Bitches Brewin': a monthly forum mix-tape

I’ll throw in the latest from Brisbane, Down-Undah’s The Goon Sax… We’re Not Talking!

It didn’t grab me right away but after three or four listens, totally hooked.

Nice add! I’ve also been listening to that a lot.

Also, I didn’t realize but Goon Sax frontman Louis Forster is the son of Go-Betweens’ Robert Forster. Those are some good edgy-pop bloodlines.

Really digging this album Pink from Japanese pop-rockers Chai. It’s from last year in Japan, but was just re-issued by Burger Records. Influences range all over the map, but I hear some Beck, some Go Team and they’re still pretty easily identified as cutesy J-pop. Good stuff and lots of fun.

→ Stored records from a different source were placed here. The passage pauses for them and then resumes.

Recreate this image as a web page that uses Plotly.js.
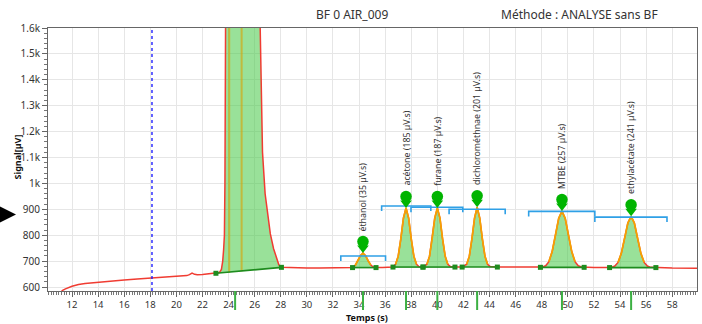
<!DOCTYPE html>
<html>
<head>
<meta charset="utf-8">
<script src="https://cdn.plot.ly/plotly-3.0.1.min.js"></script>
<style>html,body{margin:0;padding:0;background:#fff}</style>
</head>
<body>
<div id="chart" style="width:702px;height:324px"></div>
<script>
// ---- signal (time s, µV) ----
const sigX = [11.2, 11.5, 12, 12.5, 13, 14, 15, 16, 17, 18, 19, 20, 20.8, 21.0, 21.2, 21.4, 21.6, 22, 22.5,
  23.03, 23.3, 23.45, 23.55, 23.62, 23.68, 23.72, 23.75, 23.8, 24.2, 25.5, 26.2, 26.4, 26.6, 26.8, 27.0, 27.2, 27.45, 27.7, 27.85, 28.05,
  29, 30, 31, 32, 33, 33.5, 33.7, 33.9, 34.1, 34.3, 34.5, 34.7, 34.9, 35.1, 35.3,
  35.8, 36.3, 36.6, 36.8, 37.0, 37.2, 37.4, 37.6, 37.8, 38.0, 38.2, 38.4, 38.6, 38.9,
  39.2, 39.4, 39.6, 39.8, 40.0, 40.2, 40.4, 40.6, 40.8, 41.0, 41.35, 41.6,
  41.9, 42.25, 42.45, 42.65, 42.85, 43.05, 43.25, 43.45, 43.65, 43.85, 44.05, 44.6,
  45, 46, 47, 47.9, 48.05, 48.3, 48.55, 48.8, 49.05, 49.3, 49.55, 49.8, 50.05, 50.3, 50.55, 50.8, 51.05, 51.25,
  52, 53.2, 53.35, 53.6, 53.85, 54.1, 54.35, 54.6, 54.85, 55.1, 55.35, 55.6, 55.85, 56.1, 56.35, 56.75, 58, 60];
const sigY = [585, 593, 603, 610, 614, 619, 623, 627, 631, 635, 638, 641, 644, 648, 654, 649, 647, 648, 650,
  653, 656, 668, 700, 745, 800, 1000, 1400, 2000, 3000, 3000, 2200, 1600, 1120, 960, 870, 805, 748, 705, 686, 676,
  674, 673, 673, 673, 673, 675, 683, 701, 721, 731, 721, 701, 685, 677, 675,
  675, 675, 677, 688, 719, 786, 866, 905, 866, 786, 719, 688, 678, 677,
  688, 719, 786, 866, 905, 866, 786, 719, 688, 679, 677, 677,
  677, 688, 719, 786, 866, 908, 866, 786, 719, 688, 679, 677,
  677, 677, 676, 676, 677, 682, 698, 737, 800, 865, 893, 865, 800, 737, 698, 682, 677, 676,
  675, 675, 676, 681, 695, 730, 788, 847, 873, 847, 788, 730, 695, 681, 676, 675, 673, 672];

// ---- integration baselines (first one = large off-scale peak) ----
const baseStartX = [23.03, 33.5, 36.6, 38.9, 41.9, 47.9, 53.2];
const baseStartY = [653, 675, 677, 677, 677, 676, 675];
const baseEndX   = [28.05, 35.3, 38.9, 41.35, 44.6, 51.25, 56.75];
const baseEndY   = [676, 675, 677, 677, 677, 676, 675];

// ---- identified peaks ----
const peakNames = ['éthanol', 'acétone', 'furane', 'dichlorométhnae', 'MTBE', 'ethylacétate'];
const peakAreas = [35, 185, 187, 201, 257, 241];
const peakRT    = [34.3, 37.6, 40.0, 43.05, 49.55, 54.85];
const peakTop   = [731, 905, 905, 908, 893, 873];
const bracketL  = [32.6, 35.73, 37.98, 40.9, 47.0, 52.07];
const bracketR  = [36.03, 39.5, 41.95, 45.2, 52.07, 57.6];
const bracketY  = [720, 913, 908, 900, 892, 870];

// retention-time marks under the axis (incl. big peak)
const rtMarks = [24.5, 34.3, 37.6, 40.0, 43.05, 49.55, 54.85];
// fitted edges of the big peak
const mainFitX = [24.05, 25.0];
const mainFitBase = [655, 661];
const cursorX = 18.13;

const xRange = [10.16, 59.9];
const yRange = [584.6, 1600];
const M = {l: 48, r: 5, t: 28, b: 33};
const plotW = 702 - M.l - M.r;
const plotH = 324 - M.t - M.b;
const upp = (yRange[1] - yRange[0]) / plotH; // data units per pixel
const px = v => (v - M.l) / plotW;          // page x pixel -> paper
const py = v => (324 - M.b - v) / plotH;    // page y pixel -> paper

const traces = [];
// fills
for (let i = 0; i < baseStartX.length; i++) {
  const xs = [], ys = [];
  for (let k = 0; k < sigX.length; k++) {
    if (sigX[k] >= baseStartX[i] && sigX[k] <= baseEndX[i]) { xs.push(sigX[k]); ys.push(sigY[k]); }
  }
  xs.push(baseEndX[i], baseStartX[i]); ys.push(baseEndY[i], baseStartY[i]);
  traces.push({x: xs, y: ys, mode: 'lines', fill: 'toself', fillcolor: 'rgba(70,200,70,0.55)',
    line: {width: 0}, hoverinfo: 'skip'});
}
// signal
traces.push({x: sigX, y: sigY, mode: 'lines', line: {color: '#f03c32', width: 1.5}});
// orange fits on labelled peaks
for (let i = 1; i < baseStartX.length; i++) {
  const xs = [], ys = [];
  const b = baseStartY[i];
  for (let k = 0; k < sigX.length; k++) {
    if (sigX[k] > baseStartX[i] && sigX[k] < baseEndX[i] && sigY[k] - b > 6) { xs.push(sigX[k]); ys.push(sigY[k]); }
  }
  traces.push({x: xs, y: ys, mode: 'lines', line: {color: '#f5a300', width: 1.7}});
}
// big peak fit edges
for (let j = 0; j < mainFitX.length; j++) {
  traces.push({x: [mainFitX[j], mainFitX[j]], y: [mainFitBase[j], yRange[1] + 100], mode: 'lines',
    line: {color: 'rgba(220,160,0,0.6)', width: 2}});
}
// baselines
for (let i = 0; i < baseStartX.length; i++) {
  traces.push({x: [baseStartX[i], baseEndX[i]], y: [baseStartY[i], baseEndY[i]], mode: 'lines+markers',
    line: {color: '#1e8c1e', width: 1.6}, marker: {symbol: 'square', size: 5, color: '#1e8c1e'}});
}
// brackets
const tick = 5 * upp;
for (let i = 0; i < peakNames.length; i++) {
  traces.push({x: [bracketL[i], bracketL[i], bracketR[i], bracketR[i]],
    y: [bracketY[i] - tick, bracketY[i], bracketY[i], bracketY[i] - tick], mode: 'lines',
    line: {color: '#2fa0e6', width: 1.6}});
}
// pins (teardrop = circle + triangle)
traces.push({x: peakRT, y: peakTop.map(v => v + 5 * upp), mode: 'markers',
  marker: {symbol: 'triangle-down', size: 10, color: '#00b400', line: {width: 0}}});
traces.push({x: peakRT, y: peakTop.map(v => v + 11.5 * upp), mode: 'markers',
  marker: {symbol: 'circle', size: 11.5, color: '#00b400', line: {width: 0}}});

const font = 'Noto Sans, Open Sans, sans-serif';
const annotations = peakNames.map((n, i) => ({
  x: peakRT[i], y: peakTop[i], xref: 'x', yref: 'y', yshift: 20, textangle: -90,
  xanchor: 'center', yanchor: 'bottom', showarrow: false,
  text: n + ' (' + peakAreas[i] + ' µV.s)', font: {family: font, size: 8.8, color: '#333'}
}));
annotations.push({x: px(351.5), y: py(15), xref: 'paper', yref: 'paper', xanchor: 'center', yanchor: 'middle',
  showarrow: false, text: 'BF 0 AIR_009', font: {family: font, size: 12, color: '#333'}});
annotations.push({x: px(579.5), y: py(15), xref: 'paper', yref: 'paper', xanchor: 'center', yanchor: 'middle',
  showarrow: false, text: 'Méthode : ANALYSE sans BF', font: {family: font, size: 12, color: '#333'}});
annotations.push({x: px(17), y: py(157.5), xref: 'paper', yref: 'paper', xanchor: 'center', yanchor: 'middle',
  textangle: -90, showarrow: false, text: '<b>Signal[µV]</b>', font: {family: font, size: 9, color: '#111'}});
annotations.push({x: px(367), y: py(317.5), xref: 'paper', yref: 'paper', xanchor: 'center', yanchor: 'middle',
  showarrow: false, text: '<b>Temps (s)</b>', font: {family: font, size: 9, color: '#111'}});

const shapes = [
  {type: 'line', xref: 'x', yref: 'paper', x0: cursorX, x1: cursorX, y0: 0, y1: 1,
   line: {color: '#1010ff', width: 1.3, dash: 'dot'}},
  {type: 'path', xref: 'paper', yref: 'paper', xsizemode: 'pixel', ysizemode: 'pixel',
   xanchor: 0, yanchor: py(214.5), path: 'M -48 8 L -32 0 L -48 -8 Z', fillcolor: '#000', line: {width: 0}}
];
rtMarks.forEach(r => shapes.push({type: 'line', xref: 'x', yref: 'paper', ysizemode: 'pixel', yanchor: 0,
  x0: r, x1: r, y0: 0, y1: -19, line: {color: '#3cb043', width: 2}}));

const layout = {
  width: 702, height: 324, margin: M, showlegend: false,
  paper_bgcolor: '#fff', plot_bgcolor: '#fff',
  font: {family: font, size: 10, color: '#333'},
  xaxis: {range: xRange, dtick: 2, tick0: 0, showgrid: true, gridcolor: '#e6e6e6', zeroline: false,
    showline: true, linecolor: '#666', mirror: true, ticks: 'outside', ticklen: 5, tickcolor: '#666',
    tickfont: {size: 9.5, color: '#333'}, ticklabelstandoff: 0,
    minor: {dtick: 0.2, ticks: 'outside', ticklen: 3, tickcolor: '#777', showgrid: false}},
  yaxis: {range: yRange, dtick: 100, tick0: 0, tickformat: '~s', showgrid: true, gridcolor: '#e6e6e6',
    zeroline: false, showline: true, linecolor: '#666', mirror: true, ticks: 'outside', ticklen: 5,
    tickcolor: '#666', tickfont: {size: 10, color: '#333'},
    minor: {dtick: 20, ticks: 'outside', ticklen: 3, tickcolor: '#777', showgrid: false}},
  annotations: annotations, shapes: shapes
};
Plotly.newPlot('chart', traces, layout, {displayModeBar: false, staticPlot: true});
</script>
</body>
</html>
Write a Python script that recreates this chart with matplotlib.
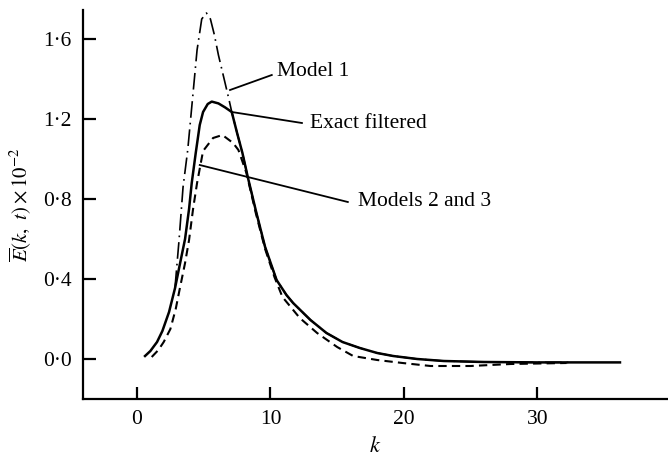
import matplotlib
matplotlib.use('Agg')
import matplotlib.pyplot as plt

plt.rcParams['font.family'] = ['Liberation Serif', 'DejaVu Serif']
plt.rcParams['mathtext.fontset'] = 'stix'

# Exact filtered (solid)
k_exact = [0.6, 1.0, 1.5, 1.9, 2.4, 2.85, 3.2, 3.6, 3.9, 4.1, 4.4, 4.7, 4.95, 5.3, 5.6,
           6.1, 6.6, 7.1, 7.5, 7.9, 8.3, 8.95, 9.6, 10.46, 11.2, 11.7, 13.0, 14.2, 15.4,
           16.7, 18.0, 19.2, 21.0, 23.0, 26.0, 30.0, 36.2]
e_exact = [0.015, 0.04, 0.085, 0.14, 0.235, 0.355, 0.47, 0.6, 0.75, 0.88, 1.03, 1.17, 1.235,
           1.275, 1.287, 1.278, 1.258, 1.235, 1.13, 1.03, 0.91, 0.73, 0.56, 0.395, 0.32, 0.28,
           0.195, 0.13, 0.085, 0.055, 0.03, 0.015, 0.0, -0.01, -0.015, -0.017, -0.017]

# Model 1 (dash-dot)
k_model1 = [2.85, 3.15, 3.45, 3.8, 4.2, 4.5, 4.85, 5.2, 5.5, 5.8, 6.1, 6.6, 6.9, 7.1, 7.5,
            7.9, 8.3, 8.95, 9.6, 10.46, 11.2, 11.7, 13.0, 14.2, 15.4, 16.7, 18.0, 19.2,
            21.0, 23.0, 26.0, 30.0, 32.5]
e_model1 = [0.36, 0.595, 0.86, 1.045, 1.33, 1.545, 1.7, 1.73, 1.7, 1.62, 1.52, 1.38, 1.295,
            1.235, 1.13, 1.03, 0.91, 0.73, 0.56, 0.395, 0.32, 0.28, 0.195, 0.13, 0.085,
            0.055, 0.03, 0.015, 0.0, -0.01, -0.015, -0.017, -0.017]

# Models 2 and 3 (dashed)
k_model23 = [1.1, 1.6, 2.0, 2.5, 2.9, 3.2, 3.6, 3.9, 4.2, 4.5, 4.95, 5.7, 6.4, 7.2, 7.6,
             8.2, 8.9, 9.6, 10.3, 10.9, 12.2, 13.5, 15.0, 16.2, 18.0, 19.9, 22.0, 25.0,
             28.0, 32.2]
e_model23 = [0.01, 0.045, 0.085, 0.15, 0.25, 0.35, 0.48, 0.595, 0.75, 0.88, 1.04, 1.105, 1.12,
             1.08, 1.045, 0.93, 0.73, 0.55, 0.41, 0.31, 0.205, 0.13, 0.06, 0.015, -0.005,
             -0.02, -0.035, -0.035, -0.025, -0.02]

x_ticks = [0, 10, 20, 30]
x_ticklabels = ['0', '10', '20', '30']
y_ticks = [0.0, 0.4, 0.8, 1.2, 1.6]
y_ticklabels = ['0·0', '0·4', '0·8', '1·2', '1·6']

# annotation labels: (text, line start, line end, text position)
notes = [
    ('Model 1', (6.97, 1.345), (10.1, 1.42), (10.5, 1.435)),
    ('Exact filtered', (7.1, 1.235), (12.36, 1.18), (12.95, 1.18)),
    ('Models 2 and 3', (4.7, 0.97), (15.8, 0.785), (16.6, 0.785)),
]

fig = plt.figure(figsize=(6.68, 4.58), dpi=100)
ax = fig.add_axes([83 / 668, 1 - 399 / 458, 1 - 83 / 668, (399 - 10) / 458])

ax.plot(k_exact, e_exact, color='black', lw=1.8)
ax.plot(k_model23, e_model23, color='black', lw=1.5, linestyle=(0, (4, 2.5)))
ax.plot(k_model1, e_model1, color='black', lw=1.2, linestyle=(0, (10, 3, 1, 3)))

for text, p0, p1, pt in notes:
    ax.plot([p0[0], p1[0]], [p0[1], p1[1]], color='black', lw=1.3)
    ax.text(pt[0], pt[1], text, fontsize=15.5, ha='left', va='center')

ax.set_xlim(-4.05, 39.8)
ax.set_ylim(-0.2, 1.745)
ax.set_xticks(x_ticks)
ax.set_xticklabels(x_ticklabels)
ax.set_yticks(y_ticks)
ax.set_yticklabels(y_ticklabels)

for s in ['top', 'right']:
    ax.spines[s].set_visible(False)
for s in ['left', 'bottom']:
    ax.spines[s].set_linewidth(1.6)

ax.tick_params(direction='in', length=9, width=1.6, labelsize=15.5, pad=8)
ax.set_xlabel(r'$k$', fontsize=16, labelpad=6)
ax.set_ylabel(r'$\overline{E}(k,\ t)\times10^{-2}$', fontsize=15, labelpad=7)

fig.savefig('out.png', dpi=100)
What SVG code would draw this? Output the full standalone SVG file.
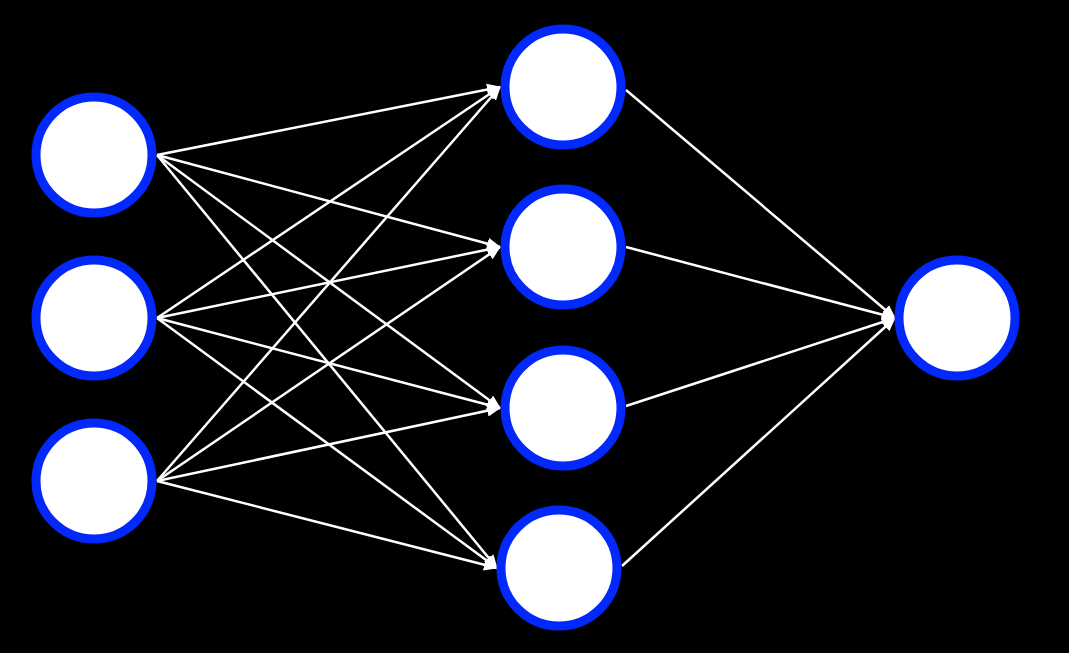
<svg xmlns="http://www.w3.org/2000/svg" width="1069" height="653" viewBox="0 0 1069 653">
<style>
.node{fill:#ffffff;stroke:#0328fb;stroke-width:9}
.edge{stroke:#ffffff;stroke-width:2.5;fill:none;marker-end:url(#ah)}
</style>
<defs>
<marker id="ah" markerUnits="userSpaceOnUse" markerWidth="14" markerHeight="12" viewBox="0 0 14 12" refX="13" refY="6" orient="auto">
<path d="M0,0 L14,6 L0,12 Z" fill="#ffffff"/>
</marker>
</defs>
<rect width="1069" height="653" fill="#000000"/>
<g id="connectors">
<line class="edge" x1="157" y1="155" x2="500" y2="87"/>
<line class="edge" x1="157" y1="155" x2="500" y2="247"/>
<line class="edge" x1="157" y1="155" x2="500" y2="408"/>
<line class="edge" x1="157" y1="155" x2="497" y2="568"/>
<line class="edge" x1="157" y1="318" x2="500" y2="87"/>
<line class="edge" x1="157" y1="318" x2="500" y2="247"/>
<line class="edge" x1="157" y1="318" x2="500" y2="408"/>
<line class="edge" x1="157" y1="318" x2="497" y2="568"/>
<line class="edge" x1="157" y1="481" x2="500" y2="87"/>
<line class="edge" x1="157" y1="481" x2="500" y2="247"/>
<line class="edge" x1="157" y1="481" x2="500" y2="408"/>
<line class="edge" x1="157" y1="481" x2="497" y2="568"/>
<line class="edge" x1="626" y1="90" x2="895" y2="318"/>
<line class="edge" x1="626" y1="247" x2="895" y2="318"/>
<line class="edge" x1="626" y1="406" x2="895" y2="318"/>
<line class="edge" x1="622" y1="566" x2="895" y2="318"/>
</g>
<g id="in1"><circle class="node" cx="94" cy="155" r="58"/></g>
<g id="in2"><circle class="node" cx="94" cy="318" r="58"/></g>
<g id="in3"><circle class="node" cx="94" cy="481" r="58"/></g>
<g id="h1"><circle class="node" cx="563" cy="87" r="58"/></g>
<g id="h2"><circle class="node" cx="563" cy="247" r="58"/></g>
<g id="h3"><circle class="node" cx="563" cy="408" r="58"/></g>
<g id="h4"><circle class="node" cx="559" cy="568" r="58"/></g>
<g id="out"><circle class="node" cx="957" cy="318" r="58"/></g>
</svg>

Ooo, I didn’t know that either…definitely listening to that later.

Troubadour Dali was the best shoegaze band to ever come from my hometown of St. Charles, Missouri. They’ve called it quits, but one member of that band, Kevin Bachmann spent the last two years recording his idea of a psychedelic indie pop album with some local folks in St. Louis, including the studio and producer of retro-whatever Pokey LaFarge. His new nom de rock is Summer Magic. Friends in the STL assure me that they are the reigning best band in town. And those friends are in bands.

Anyway, it’s pretty great, with some overtones of XTC, Love, some Beach Boys, etc.

This is really good. Thanks, Banzie!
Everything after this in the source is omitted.